• **Stored data**:
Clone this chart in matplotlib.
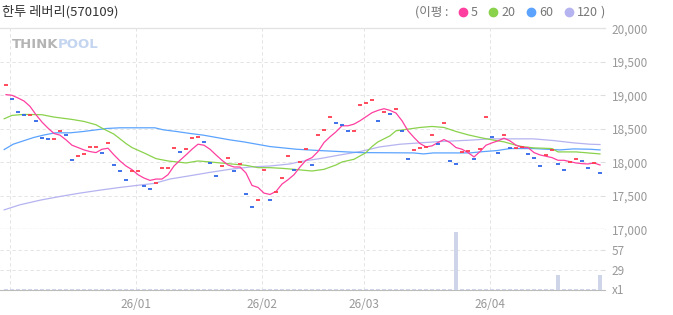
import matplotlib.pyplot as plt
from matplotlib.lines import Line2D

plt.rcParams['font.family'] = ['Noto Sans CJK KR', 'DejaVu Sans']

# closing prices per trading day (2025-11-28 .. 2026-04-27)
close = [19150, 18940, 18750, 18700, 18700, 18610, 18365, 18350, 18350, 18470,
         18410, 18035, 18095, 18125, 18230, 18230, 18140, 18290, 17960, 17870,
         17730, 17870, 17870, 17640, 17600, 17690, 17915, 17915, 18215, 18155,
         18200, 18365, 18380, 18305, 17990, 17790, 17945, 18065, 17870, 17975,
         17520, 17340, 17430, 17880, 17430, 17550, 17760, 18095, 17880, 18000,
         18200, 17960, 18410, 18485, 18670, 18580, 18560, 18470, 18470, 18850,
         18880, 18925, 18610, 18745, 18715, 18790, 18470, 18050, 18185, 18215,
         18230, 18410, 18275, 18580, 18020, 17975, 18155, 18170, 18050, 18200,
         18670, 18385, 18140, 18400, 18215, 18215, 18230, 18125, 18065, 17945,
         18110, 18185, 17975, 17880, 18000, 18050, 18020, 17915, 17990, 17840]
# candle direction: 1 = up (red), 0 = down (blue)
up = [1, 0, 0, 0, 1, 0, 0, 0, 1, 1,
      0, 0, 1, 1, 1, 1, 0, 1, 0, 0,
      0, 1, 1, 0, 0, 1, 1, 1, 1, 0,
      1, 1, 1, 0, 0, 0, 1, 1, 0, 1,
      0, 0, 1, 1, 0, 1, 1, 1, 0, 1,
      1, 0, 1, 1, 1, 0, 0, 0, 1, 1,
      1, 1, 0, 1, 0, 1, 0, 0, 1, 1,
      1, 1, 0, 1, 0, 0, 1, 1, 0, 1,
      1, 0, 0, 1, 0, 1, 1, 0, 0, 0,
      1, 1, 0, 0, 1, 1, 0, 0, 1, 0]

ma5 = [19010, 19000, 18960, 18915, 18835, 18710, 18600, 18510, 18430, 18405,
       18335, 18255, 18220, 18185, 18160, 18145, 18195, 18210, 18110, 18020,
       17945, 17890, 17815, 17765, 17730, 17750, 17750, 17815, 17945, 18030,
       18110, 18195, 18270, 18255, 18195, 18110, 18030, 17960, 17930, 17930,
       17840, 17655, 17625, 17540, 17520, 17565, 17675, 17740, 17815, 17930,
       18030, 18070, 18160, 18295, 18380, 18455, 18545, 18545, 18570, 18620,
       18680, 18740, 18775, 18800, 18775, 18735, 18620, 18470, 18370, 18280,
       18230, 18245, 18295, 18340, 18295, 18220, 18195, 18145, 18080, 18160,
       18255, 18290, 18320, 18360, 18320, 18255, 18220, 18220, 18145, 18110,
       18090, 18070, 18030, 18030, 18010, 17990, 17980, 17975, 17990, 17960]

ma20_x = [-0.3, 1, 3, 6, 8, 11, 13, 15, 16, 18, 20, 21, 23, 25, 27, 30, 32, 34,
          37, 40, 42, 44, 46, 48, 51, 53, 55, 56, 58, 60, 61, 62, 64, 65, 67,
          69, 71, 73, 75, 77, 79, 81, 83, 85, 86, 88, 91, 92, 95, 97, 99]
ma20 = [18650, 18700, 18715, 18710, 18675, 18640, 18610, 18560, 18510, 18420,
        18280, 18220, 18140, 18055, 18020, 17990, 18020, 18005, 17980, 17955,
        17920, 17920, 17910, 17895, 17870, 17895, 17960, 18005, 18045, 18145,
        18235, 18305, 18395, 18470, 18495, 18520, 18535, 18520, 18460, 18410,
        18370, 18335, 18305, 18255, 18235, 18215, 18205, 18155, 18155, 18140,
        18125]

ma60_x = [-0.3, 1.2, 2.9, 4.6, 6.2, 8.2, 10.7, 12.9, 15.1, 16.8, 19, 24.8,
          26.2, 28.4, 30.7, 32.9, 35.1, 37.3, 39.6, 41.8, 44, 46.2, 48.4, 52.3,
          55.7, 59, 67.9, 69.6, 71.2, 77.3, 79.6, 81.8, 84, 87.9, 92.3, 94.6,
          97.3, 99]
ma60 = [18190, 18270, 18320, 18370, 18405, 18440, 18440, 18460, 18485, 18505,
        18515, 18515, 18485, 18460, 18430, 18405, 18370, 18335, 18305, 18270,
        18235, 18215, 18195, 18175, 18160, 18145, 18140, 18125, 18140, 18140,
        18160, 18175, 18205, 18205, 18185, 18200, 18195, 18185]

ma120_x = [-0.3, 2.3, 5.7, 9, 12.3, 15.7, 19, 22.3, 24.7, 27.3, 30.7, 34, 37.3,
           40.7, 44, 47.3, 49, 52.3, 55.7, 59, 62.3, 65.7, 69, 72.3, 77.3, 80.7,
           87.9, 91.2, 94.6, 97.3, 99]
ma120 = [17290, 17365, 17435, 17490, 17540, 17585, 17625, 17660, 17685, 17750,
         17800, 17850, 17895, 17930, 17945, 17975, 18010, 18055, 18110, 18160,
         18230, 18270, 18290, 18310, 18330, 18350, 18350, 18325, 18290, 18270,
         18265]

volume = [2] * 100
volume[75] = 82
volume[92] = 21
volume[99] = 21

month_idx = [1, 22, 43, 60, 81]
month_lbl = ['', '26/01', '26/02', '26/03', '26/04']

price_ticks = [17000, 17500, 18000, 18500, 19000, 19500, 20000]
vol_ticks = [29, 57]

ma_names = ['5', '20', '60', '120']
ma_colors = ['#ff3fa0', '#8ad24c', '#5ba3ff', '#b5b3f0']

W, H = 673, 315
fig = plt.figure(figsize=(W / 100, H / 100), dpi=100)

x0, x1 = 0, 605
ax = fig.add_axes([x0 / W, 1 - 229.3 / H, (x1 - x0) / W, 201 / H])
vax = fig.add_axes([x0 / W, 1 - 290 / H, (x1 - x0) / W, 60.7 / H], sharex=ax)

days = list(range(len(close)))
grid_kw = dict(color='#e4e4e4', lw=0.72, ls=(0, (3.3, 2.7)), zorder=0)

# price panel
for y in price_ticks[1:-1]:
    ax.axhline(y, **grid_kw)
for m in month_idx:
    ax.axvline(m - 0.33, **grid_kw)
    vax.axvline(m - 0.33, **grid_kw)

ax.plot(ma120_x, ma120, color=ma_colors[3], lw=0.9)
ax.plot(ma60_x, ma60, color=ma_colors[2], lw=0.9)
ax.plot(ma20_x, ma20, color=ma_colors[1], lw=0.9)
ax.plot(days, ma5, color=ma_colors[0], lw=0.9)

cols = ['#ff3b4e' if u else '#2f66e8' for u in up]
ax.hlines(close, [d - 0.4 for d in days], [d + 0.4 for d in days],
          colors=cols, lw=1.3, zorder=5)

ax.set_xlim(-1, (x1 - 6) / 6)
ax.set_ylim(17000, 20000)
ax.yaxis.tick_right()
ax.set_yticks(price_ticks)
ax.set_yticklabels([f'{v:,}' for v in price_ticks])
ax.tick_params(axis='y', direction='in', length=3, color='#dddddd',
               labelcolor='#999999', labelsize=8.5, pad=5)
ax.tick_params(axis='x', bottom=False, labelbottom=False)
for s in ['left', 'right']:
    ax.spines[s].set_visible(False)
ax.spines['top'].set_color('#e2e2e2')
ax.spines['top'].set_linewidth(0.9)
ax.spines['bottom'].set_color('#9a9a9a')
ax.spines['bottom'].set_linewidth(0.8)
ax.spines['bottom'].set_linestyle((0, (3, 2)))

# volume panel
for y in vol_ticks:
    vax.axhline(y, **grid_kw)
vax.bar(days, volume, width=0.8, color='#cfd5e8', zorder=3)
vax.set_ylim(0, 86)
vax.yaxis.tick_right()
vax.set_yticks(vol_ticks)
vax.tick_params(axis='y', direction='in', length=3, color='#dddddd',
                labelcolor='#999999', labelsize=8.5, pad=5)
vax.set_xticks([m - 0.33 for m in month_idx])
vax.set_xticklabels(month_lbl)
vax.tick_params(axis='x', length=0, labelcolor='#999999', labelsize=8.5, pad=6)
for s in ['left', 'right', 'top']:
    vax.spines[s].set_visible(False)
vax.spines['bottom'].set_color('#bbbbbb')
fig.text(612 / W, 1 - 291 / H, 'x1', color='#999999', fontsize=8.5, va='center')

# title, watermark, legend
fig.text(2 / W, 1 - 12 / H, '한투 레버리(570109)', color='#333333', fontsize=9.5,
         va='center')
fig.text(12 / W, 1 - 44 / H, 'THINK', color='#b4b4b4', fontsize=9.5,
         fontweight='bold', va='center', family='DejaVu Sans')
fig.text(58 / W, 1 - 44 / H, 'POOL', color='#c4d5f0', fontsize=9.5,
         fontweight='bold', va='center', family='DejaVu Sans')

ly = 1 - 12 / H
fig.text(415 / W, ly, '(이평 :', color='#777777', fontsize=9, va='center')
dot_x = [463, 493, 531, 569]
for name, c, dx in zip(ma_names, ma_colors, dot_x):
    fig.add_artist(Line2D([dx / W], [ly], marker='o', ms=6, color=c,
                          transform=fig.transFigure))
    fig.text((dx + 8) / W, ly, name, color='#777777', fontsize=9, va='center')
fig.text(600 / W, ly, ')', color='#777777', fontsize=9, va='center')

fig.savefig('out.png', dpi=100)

• **Task brief**: Take the material above from its first line through the line holding "plt.rcParams['font.family'] = ['Noto" and set it down exactly, without the pictures.

• **Result of the task**:
Clone this chart in matplotlib.
import matplotlib.pyplot as plt
from matplotlib.lines import Line2D

plt.rcParams['font.family'] = ['Noto Sans CJK KR', 'DejaVu Sans']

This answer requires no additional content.